** BEGIN **

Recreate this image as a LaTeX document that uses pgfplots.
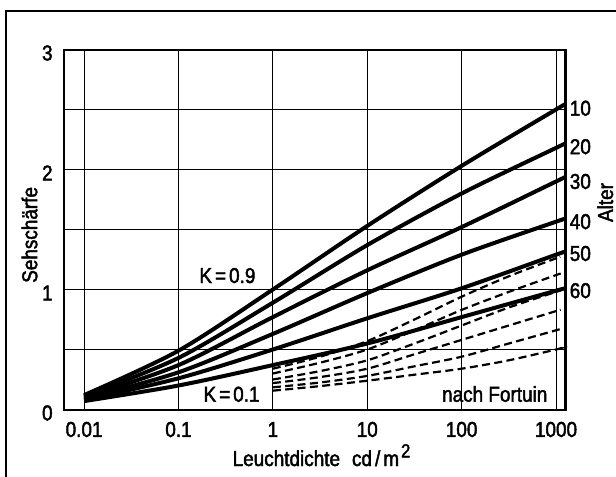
\documentclass[border=0pt]{standalone}
\usepackage{fontspec}
\setmainfont{Liberation Sans}[FakeStretch=0.88, FakeBold=2]
\usepackage{pgfplots}
\pgfplotsset{compat=1.18}
\newcommand{\lblfont}{\fontsize{10.8}{12}\selectfont}
\begin{document}
\begin{tikzpicture}
\useasboundingbox (0,0) rectangle (308bp,-238.5bp);
\draw[line width=0.8bp] (3bp,-238.5bp) -- (3bp,-5.5bp) -- (308bp,-5.5bp);
\begin{axis}[
  at={(32bp,-204.75bp)}, anchor=south west,
  scale only axis, width=251bp, height=180bp,
  xmode=log, xmin=0.006124, xmax=1276, ymin=0, ymax=3,
  xtick={0.01,0.1,1,10,100,1000},
  xticklabels={0.01,0.1,1,10,100,1000},
  ytick={0,0.5,1,1.5,2,2.5,3}, yticklabels={0,{},1,{},2,{},3},
  minor xtick={},
  grid=major,
  major grid style={line width=0.5bp, black},
  major tick length=0pt, minor tick length=0pt,
  axis line style={line width=1bp},
  tick label style={font=\lblfont},
  xticklabel style={anchor=center, yshift=-10bp, inner sep=0pt},
  yticklabel style={anchor=east, inner sep=0pt, xshift=-5.5bp, yshift=-1.75bp},
  /pgf/number format/assume math mode=true,
  label style={font=\lblfont},
  xlabel={Leuchtdichte\hspace{6bp}cd\kern1.5bp/\kern1.5bp m\raisebox{0.4em}{\kern1bp\fontsize{9.5}{10}\selectfont 2}},
  xlabel style={at={(rel axis cs:0.513,0)}, anchor=base, yshift=-28.25bp, inner sep=0pt},
  ylabel={Sehschärfe},
  ylabel style={at={(rel axis cs:-0.0687,0.485)}, anchor=center, inner sep=0pt},
  clip=false,
  solid curve/.style={black, line width=2bp, smooth},
  dashed curve/.style={black, line width=1.1bp, smooth, dash pattern=on 4bp off 2.2bp},
]
\draw[line width=1.5bp] (rel axis cs:1,0) -- (rel axis cs:1,1);
% solid curves (Alter 10 ... 60)
\addplot[solid curve] coordinates {(0.01,0.12) (0.1,0.49) (1,1.0) (10,1.53) (100,2.03) (1000,2.50) (1200,2.535)};
\addplot[solid curve] coordinates {(0.01,0.11) (0.1,0.43) (1,0.89) (10,1.37) (100,1.80) (1000,2.18) (1200,2.21)};
\addplot[solid curve] coordinates {(0.01,0.10) (0.1,0.37) (1,0.77) (10,1.16) (100,1.52) (1000,1.90) (1200,1.93)};
\addplot[solid curve] coordinates {(0.01,0.09) (0.1,0.31) (1,0.63) (10,0.97) (100,1.29) (1000,1.565) (1200,1.585)};
\addplot[solid curve] coordinates {(0.01,0.08) (0.1,0.26) (1,0.50) (10,0.76) (100,1.01) (1000,1.29) (1200,1.31)};
\addplot[solid curve] coordinates {(0.01,0.07) (0.1,0.20) (1,0.37) (10,0.55) (100,0.77) (1000,0.99) (1200,1.005)};
% dashed curves
\addplot[dashed curve] coordinates {(1,0.34) (3.16,0.44) (10,0.57) (31.6,0.75) (100,0.94) (316,1.11) (1000,1.26) (1100,1.27)};
\addplot[dashed curve] coordinates {(1,0.30) (3.16,0.39) (10,0.50) (31.6,0.66) (100,0.83) (316,0.98) (1000,1.12) (1100,1.13)};
\addplot[dashed curve] coordinates {(1,0.25) (3.16,0.32) (10,0.41) (31.6,0.55) (100,0.70) (316,0.85) (1000,0.98) (1100,0.99)};
\addplot[dashed curve] coordinates {(1,0.22) (3.16,0.27) (10,0.34) (31.6,0.46) (100,0.58) (316,0.70) (1000,0.82) (1100,0.83)};
\addplot[dashed curve] coordinates {(1,0.185) (3.16,0.225) (10,0.28) (31.6,0.36) (100,0.44) (316,0.55) (1000,0.66) (1100,0.67)};
\addplot[dashed curve] coordinates {(1,0.157) (3.16,0.195) (10,0.24) (31.6,0.29) (100,0.34) (316,0.41) (1000,0.50) (1100,0.51)};
% labels
\begin{scope}[every node/.style={font=\lblfont, inner sep=0pt}]
\node[anchor=base east] at (axis cs:0.66,1.054) {K\kern1.5bp=\kern1.5bp0.9};
\node[anchor=base east] at (axis cs:0.73,0.065) {K\kern1.5bp=\kern1.5bp0.1};
\node[anchor=base east] at (axis cs:818,0.065) {nach Fortuin};
\node[anchor=west, xshift=1.7bp] at (axis cs:1276,2.51) {10};
\node[anchor=west, xshift=1.7bp] at (axis cs:1276,2.19) {20};
\node[anchor=west, xshift=1.7bp] at (axis cs:1276,1.90) {30};
\node[anchor=west, xshift=1.7bp] at (axis cs:1276,1.565) {40};
\node[anchor=west, xshift=1.7bp] at (axis cs:1276,1.30) {50};
\node[anchor=west, xshift=1.7bp] at (axis cs:1276,0.99) {60};
\node[rotate=90, anchor=center] at ([xshift=19.65bp]rel axis cs:1,0.575) {Alter};
\end{scope}
\end{axis}
\end{tikzpicture}
\end{document}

** END **

- [Task statement]
Reproduce every line exactly and omit all pictures.

- [Complete answer]
Recreate this image as a LaTeX document that uses pgfplots.
\documentclass[border=0pt]{standalone}
\usepackage{fontspec}
\setmainfont{Liberation Sans}[FakeStretch=0.88, FakeBold=2]
\usepackage{pgfplots}
\pgfplotsset{compat=1.18}
\newcommand{\lblfont}{\fontsize{10.8}{12}\selectfont}
\begin{document}
\begin{tikzpicture}
\useasboundingbox (0,0) rectangle (308bp,-238.5bp);
\draw[line width=0.8bp] (3bp,-238.5bp) -- (3bp,-5.5bp) -- (308bp,-5.5bp);
\begin{axis}[
  at={(32bp,-204.75bp)}, anchor=south west,
  scale only axis, width=251bp, height=180bp,
  xmode=log, xmin=0.006124, xmax=1276, ymin=0, ymax=3,
  xtick={0.01,0.1,1,10,100,1000},
  xticklabels={0.01,0.1,1,10,100,1000},
  ytick={0,0.5,1,1.5,2,2.5,3}, yticklabels={0,{},1,{},2,{},3},
  minor xtick={},
  grid=major,
  major grid style={line width=0.5bp, black},
  major tick length=0pt, minor tick length=0pt,
  axis line style={line width=1bp},
  tick label style={font=\lblfont},
  xticklabel style={anchor=center, yshift=-10bp, inner sep=0pt},
  yticklabel style={anchor=east, inner sep=0pt, xshift=-5.5bp, yshift=-1.75bp},
  /pgf/number format/assume math mode=true,
  label style={font=\lblfont},
  xlabel={Leuchtdichte\hspace{6bp}cd\kern1.5bp/\kern1.5bp m\raisebox{0.4em}{\kern1bp\fontsize{9.5}{10}\selectfont 2}},
  xlabel style={at={(rel axis cs:0.513,0)}, anchor=base, yshift=-28.25bp, inner sep=0pt},
  ylabel={Sehschärfe},
  ylabel style={at={(rel axis cs:-0.0687,0.485)}, anchor=center, inner sep=0pt},
  clip=false,
  solid curve/.style={black, line width=2bp, smooth},
  dashed curve/.style={black, line width=1.1bp, smooth, dash pattern=on 4bp off 2.2bp},
]
\draw[line width=1.5bp] (rel axis cs:1,0) -- (rel axis cs:1,1);
% solid curves (Alter 10 ... 60)
\addplot[solid curve] coordinates {(0.01,0.12) (0.1,0.49) (1,1.0) (10,1.53) (100,2.03) (1000,2.50) (1200,2.535)};
\addplot[solid curve] coordinates {(0.01,0.11) (0.1,0.43) (1,0.89) (10,1.37) (100,1.80) (1000,2.18) (1200,2.21)};
\addplot[solid curve] coordinates {(0.01,0.10) (0.1,0.37) (1,0.77) (10,1.16) (100,1.52) (1000,1.90) (1200,1.93)};
\addplot[solid curve] coordinates {(0.01,0.09) (0.1,0.31) (1,0.63) (10,0.97) (100,1.29) (1000,1.565) (1200,1.585)};
\addplot[solid curve] coordinates {(0.01,0.08) (0.1,0.26) (1,0.50) (10,0.76) (100,1.01) (1000,1.29) (1200,1.31)};
\addplot[solid curve] coordinates {(0.01,0.07) (0.1,0.20) (1,0.37) (10,0.55) (100,0.77) (1000,0.99) (1200,1.005)};
% dashed curves
\addplot[dashed curve] coordinates {(1,0.34) (3.16,0.44) (10,0.57) (31.6,0.75) (100,0.94) (316,1.11) (1000,1.26) (1100,1.27)};
\addplot[dashed curve] coordinates {(1,0.30) (3.16,0.39) (10,0.50) (31.6,0.66) (100,0.83) (316,0.98) (1000,1.12) (1100,1.13)};
\addplot[dashed curve] coordinates {(1,0.25) (3.16,0.32) (10,0.41) (31.6,0.55) (100,0.70) (316,0.85) (1000,0.98) (1100,0.99)};
\addplot[dashed curve] coordinates {(1,0.22) (3.16,0.27) (10,0.34) (31.6,0.46) (100,0.58) (316,0.70) (1000,0.82) (1100,0.83)};
\addplot[dashed curve] coordinates {(1,0.185) (3.16,0.225) (10,0.28) (31.6,0.36) (100,0.44) (316,0.55) (1000,0.66) (1100,0.67)};
\addplot[dashed curve] coordinates {(1,0.157) (3.16,0.195) (10,0.24) (31.6,0.29) (100,0.34) (316,0.41) (1000,0.50) (1100,0.51)};
% labels
\begin{scope}[every node/.style={font=\lblfont, inner sep=0pt}]
\node[anchor=base east] at (axis cs:0.66,1.054) {K\kern1.5bp=\kern1.5bp0.9};
\node[anchor=base east] at (axis cs:0.73,0.065) {K\kern1.5bp=\kern1.5bp0.1};
\node[anchor=base east] at (axis cs:818,0.065) {nach Fortuin};
\node[anchor=west, xshift=1.7bp] at (axis cs:1276,2.51) {10};
\node[anchor=west, xshift=1.7bp] at (axis cs:1276,2.19) {20};
\node[anchor=west, xshift=1.7bp] at (axis cs:1276,1.90) {30};
\node[anchor=west, xshift=1.7bp] at (axis cs:1276,1.565) {40};
\node[anchor=west, xshift=1.7bp] at (axis cs:1276,1.30) {50};
\node[anchor=west, xshift=1.7bp] at (axis cs:1276,0.99) {60};
\node[rotate=90, anchor=center] at ([xshift=19.65bp]rel axis cs:1,0.575) {Alter};
\end{scope}
\end{axis}
\end{tikzpicture}
\end{document}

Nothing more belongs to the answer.